Nun gut, vielleicht sollte ich jetzt nicht gleich das Kind mit dem Bade ausschütten. Immerhin habe ich aus vielen seiner Videos eine Menge gelernt. Das war das erste, das ich inhaltlich so total daneben fand, daß ich mir gewünscht hätte, er hätte dies auch erkannt.

Was ich von Frau Dr. Tarman als Therapeutin wie als Mensch zu halten habe, ergab sich aus einer aufschlußreichen Randbemerkung kurz vor dem Moment, als ich den Podcast abschaltete. In der äußerte sie sich nämlich sehr verächtlich über Raucher, die nicht den Wunsch oder die Absicht haben, das Rauchen aufzugeben. Über "bußfertige" Raucher - auch dann, wenn ihnen der Rauchstopp nicht gelingt - fand sie vergleichsweise auffallend wohlwollende Worte. Das wirft ein bestimmtes und, wie ich finde, besonders negatives Licht auf die Fundamente ihrer Überzeugungen: Sie unterlegt die Sache mit der quasireligiösen Vorstellung, es ging um sündhaftes Verhalten, das angesichts der Versuchung durch einen Teufel (Tabakindustrie hier, Lebensmittelindustrie dort) dem der Versuchung Erlegenen durchaus verziehen werden könne, aber nur, wenn sie bußfertig sind und nach Erlösung streben. Wenn aber jemand absichtlich weitersündigen will, ist das aus ihrer Sicht absolut inakzeptabel. Solchen Menschen kann sie nur Verachtung entgegenbringen.

Das ist erstens ein bißchen viel selbstempfundenes Sendungsbewußtsein für eine meiner Meinung nach von vornherein falsche Grundannahme, auf deren Basis sie herumtherapiert. Zweitens ist es übergriffig. Nicht einmal dann, wenn sie recht hätte - was anzuzweifeln ich, siehe oben, gute Gründe habe -, hätte sie damit auch das Recht erworben, Moralurteile zu fällen. Drittens beweist es die möglicherweise unbewußt einfließenden unwissenschaftlichen Bestandteile in ihre vermeintlich wissenschaftlich begründete Therapie. 
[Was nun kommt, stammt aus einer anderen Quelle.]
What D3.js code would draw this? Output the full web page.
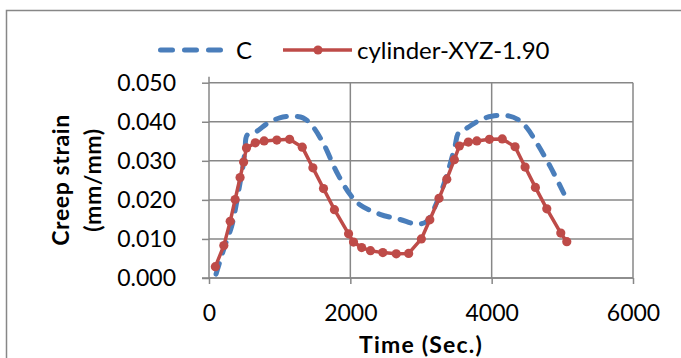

Daß ich eine verstockte Ernährungssünderin bin, hat in Wirklichkeit mehr wissenschaftliche Begründung als ihre Behandlung der bußfertigen und nach Erlösung von ihrer Sünde lechzenden Ernährungssünder. Denn das, was ich mache, funktioniert - jedenfalls für mich - einfacher und besser als das, was sie mit ihren Patienten macht. Auch wenn ich nicht immer durchschaue, wann und warum es wie funktionieren wird, und mit Prognosen oft genug falsch gelegen bin, bin ich doch mental flexibel genug, um jede Theorie kritisch zu hinterfragen, egal wie plausibel sie wirkt, sofern sie in der Praxis doch nicht die Wirkung erbringt, die sie theoretisch hätte haben müssen. 
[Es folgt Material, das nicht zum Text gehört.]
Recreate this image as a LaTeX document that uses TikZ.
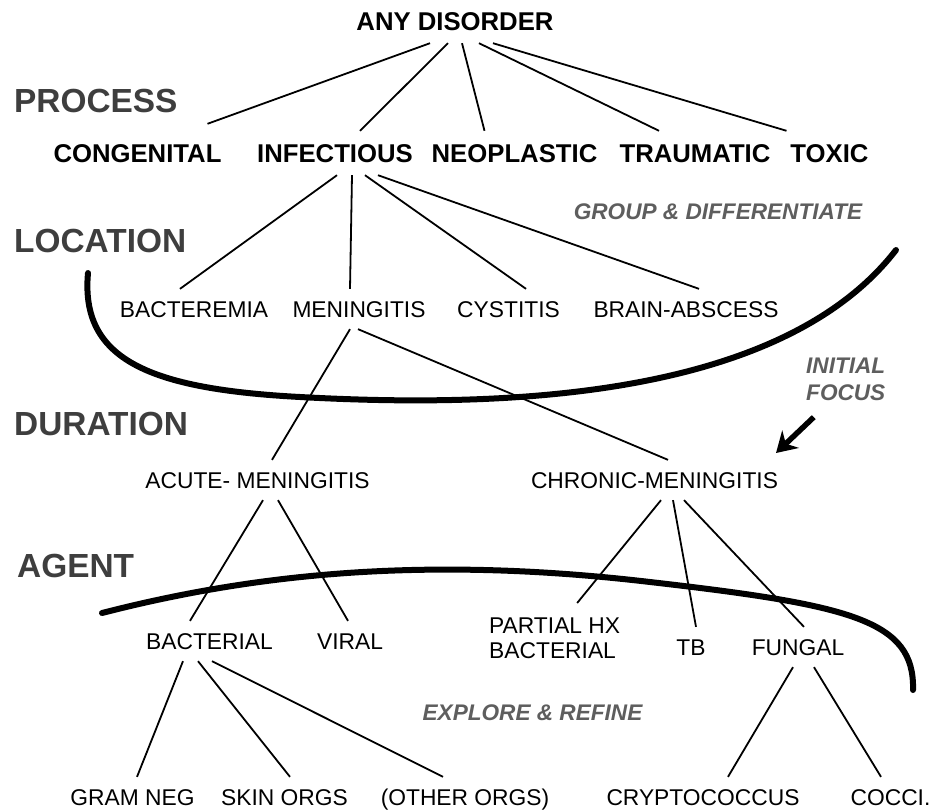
\documentclass[tikz,border=0pt]{standalone}
\usepackage{fontspec}
\setmainfont{Liberation Sans}
\usetikzlibrary{arrows.meta}
\definecolor{levgray}{HTML}{3E3E3E}
\definecolor{notegray}{HTML}{5E5E5E}

\begin{document}
\begin{tikzpicture}[x = 1pt, y = -1pt,
	level/.style = {anchor = west, inner sep = 0pt, text = levgray, font = \fontsize{33.4}{36}\selectfont\bfseries},
	cat/.style = {inner sep = 0pt, outer ysep = 13pt, text height = 18.4pt, text depth = 0pt, font = \fontsize{25.7}{28}\selectfont\bfseries},
	item/.style = {inner sep = 0pt, outer ysep = 12pt, text height = 16.3pt, text depth = 0pt, font = \fontsize{22.8}{25}\selectfont},
	note/.style = {inner sep = 0pt, text = notegray, font = \fontsize{22.6}{27}\selectfont\bfseries\itshape},
	branch/.style = {line width = 1.8pt},
	sweep/.style = {line width = 6pt, line cap = round}]
		\useasboundingbox (0,0) rectangle (932,811);
		
		\node (proc) at (14,101) [level] {PROCESS};
		\node (loc) at (14,241) [level] {LOCATION};
		\node (dur) at (14,424) [level] {DURATION};
		\node (agent) at (17,566) [level] {AGENT};
		
		\node (anydis) at (455,21) [cat] {ANY DISORDER};
		\node (cong) at (137.5,153) [cat] {CONGENITAL};
		\node (infect) at (335,153) [cat] {INFECTIOUS};
		\node (neopl) at (514.5,153) [cat] {NEOPLASTIC};
		\node (traum) at (695,153) [cat] {TRAUMATIC};
		\node (toxic) at (829.5,153) [cat] {TOXIC};
		
		\draw [branch] ([xshift = -25pt]anydis.south) -- ([xshift = 70pt, yshift = 7pt]cong.north);
		\draw [branch] ([xshift = -7pt]anydis.south) -- ([xshift = 25pt]infect.north);
		\draw [branch] ([xshift = 7pt]anydis.south) -- ([xshift = -30pt]neopl.north);
		\draw [branch] ([xshift = 24pt]anydis.south) -- ([xshift = -36pt]traum.north);
		\draw [branch] ([xshift = 38pt]anydis.south) -- ([xshift = -43pt]toxic.north);
		
		\node (bactm) at (194,309) [item] {BACTEREMIA};
		\node (mening) at (359,309) [item] {MENINGITIS};
		\node (cyst) at (508.5,309) [item] {CYSTITIS};
		\node (brain) at (686,309) [item] {BRAIN-ABSCESS};
		
		\draw [branch] ([xshift = 2pt]infect.south) -- ([xshift = -14pt]bactm.north);
		\draw [branch] ([xshift = 17pt]infect.south) -- ([xshift = -9pt]mening.north);
		\draw [branch] ([xshift = 30pt]infect.south) -- ([xshift = 17.5pt]cyst.north);
		\draw [branch] ([xshift = 43pt]infect.south) -- ([xshift = 13pt]brain.north);
		
		\node (acute) at (257.5,480) [item] {ACUTE- MENINGITIS};
		\node (chron) at (654.5,480) [item] {CHRONIC-MENINGITIS};
		
		\draw [branch] ([xshift = -9pt]mening.south) -- ([xshift = 14.5pt]acute.north);
		\draw [branch] ([xshift = -1pt]mening.south) -- ([xshift = 13.5pt]chron.north);
		
		\node (bact) at (209.5,641) [item] {BACTERIAL};
		\node (viral) at (350,641) [item] {VIRAL};
		\node (phx) at (489,618) [item, outer ysep = 0pt, text height = , text depth = , anchor = north west, align = left] {PARTIAL HX\\BACTERIAL};
		\node (tb) at (691,647) [item] {TB};
		\node (fung) at (798,647) [item] {FUNGAL};
		
		\draw [branch] ([xshift = 5.5pt]acute.south) -- ([xshift = -19.5pt]bact.north);
		\draw [branch] ([xshift = 20.5pt]acute.south) -- ([xshift = -2pt]viral.north);
		\draw [branch] ([xshift = 6.5pt]chron.south) -- ([xshift = 22.5pt, yshift = 15pt]phx.north);
		\draw [branch] ([xshift = 18.5pt]chron.south) -- ([xshift = 5pt]tb.north);
		\draw [branch] ([xshift = 29.5pt]chron.south) -- ([xshift = 6pt]fung.north);
		
		\node (gram) at (132.5,797) [item] {GRAM NEG};
		\node (skin) at (284.5,797) [item] {SKIN ORGS};
		\node (other) at (465,797) [item] {(OTHER ORGS)};
		\node (crypto) at (703,797) [item] {CRYPTOCOCCUS};
		\node (cocci) at (890.5,797) [item] {COCCI.};
		
		\draw [branch] ([xshift = -26.5pt]bact.south) -- ([xshift = 4.5pt]gram.north);
		\draw [branch] ([xshift = -11.5pt]bact.south) -- ([xshift = 5.5pt]skin.north);
		\draw [branch] ([xshift = 2.5pt]bact.south) -- ([xshift = -22pt]other.north);
		\draw [branch] ([xshift = -5pt]fung.south) -- ([xshift = 25pt]crypto.north);
		\draw [branch] ([xshift = 16pt]fung.south) -- ([xshift = -9.5pt]cocci.north);
		
		\node (group) at (718,212) [note] {GROUP \& DIFFERENTIATE};
		\node (focus) at (806,358) [note, anchor = north west, align = left] {INITIAL\\FOCUS};
		\node (explore) at (532.5,713) [note] {EXPLORE \& REFINE};
		
		\draw [sweep] (88,273) .. controls (80,360) and (150,389) .. (300,397) .. controls (500,408) and (780,400) .. (896,250);
		\draw [sweep] (102,613) .. controls (250,575) and (420,555) .. (650,582) .. controls (850,605) and (915,620) .. (913,690);
		
		\coordinate (ftip) at (776,453);
		\draw [line width = 5.5pt, -{Stealth[length = 20pt, width = 24pt]}] ([xshift = -32pt, yshift = -16pt]focus.south) -- (ftip);
		\end{tikzpicture}
\end{document}
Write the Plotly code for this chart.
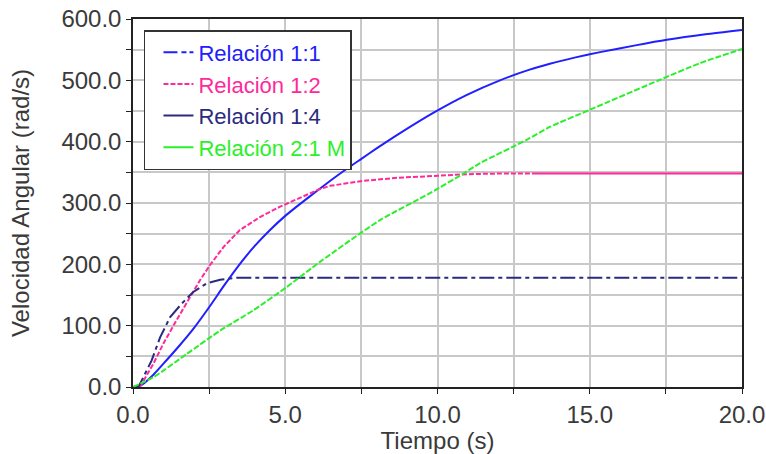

Worauf es mir ankommt, ist die angestrebte Wirkung, und ich würde bereitwillig auch Dinge tun, von denen ich nicht kapiere, warum sie funktionieren, sofern sie nur funktionieren. Denn irgendeinen Grund wird es dafür dann ja auch geben, und theoretisch müßte es möglich sein, ihn herauszufinden - auch dann, wenn mir die Mittel nicht gegeben sind, ihn selbst herauszufinden. Gibt es aber etwas Wissenschaftlicheres, als in einer Gesundheitsfrage weder an Teufel und Hexen noch an Schuld, Buße und Erlösung zu glauben, sondern an eine Ursache A, die eine Wirkung B nach sich zieht (oder viele Ursachen A bis Z, die dabei zusammenspielen), auch wenn die Gleichung einstweilen noch nicht aufgelöst werden kann?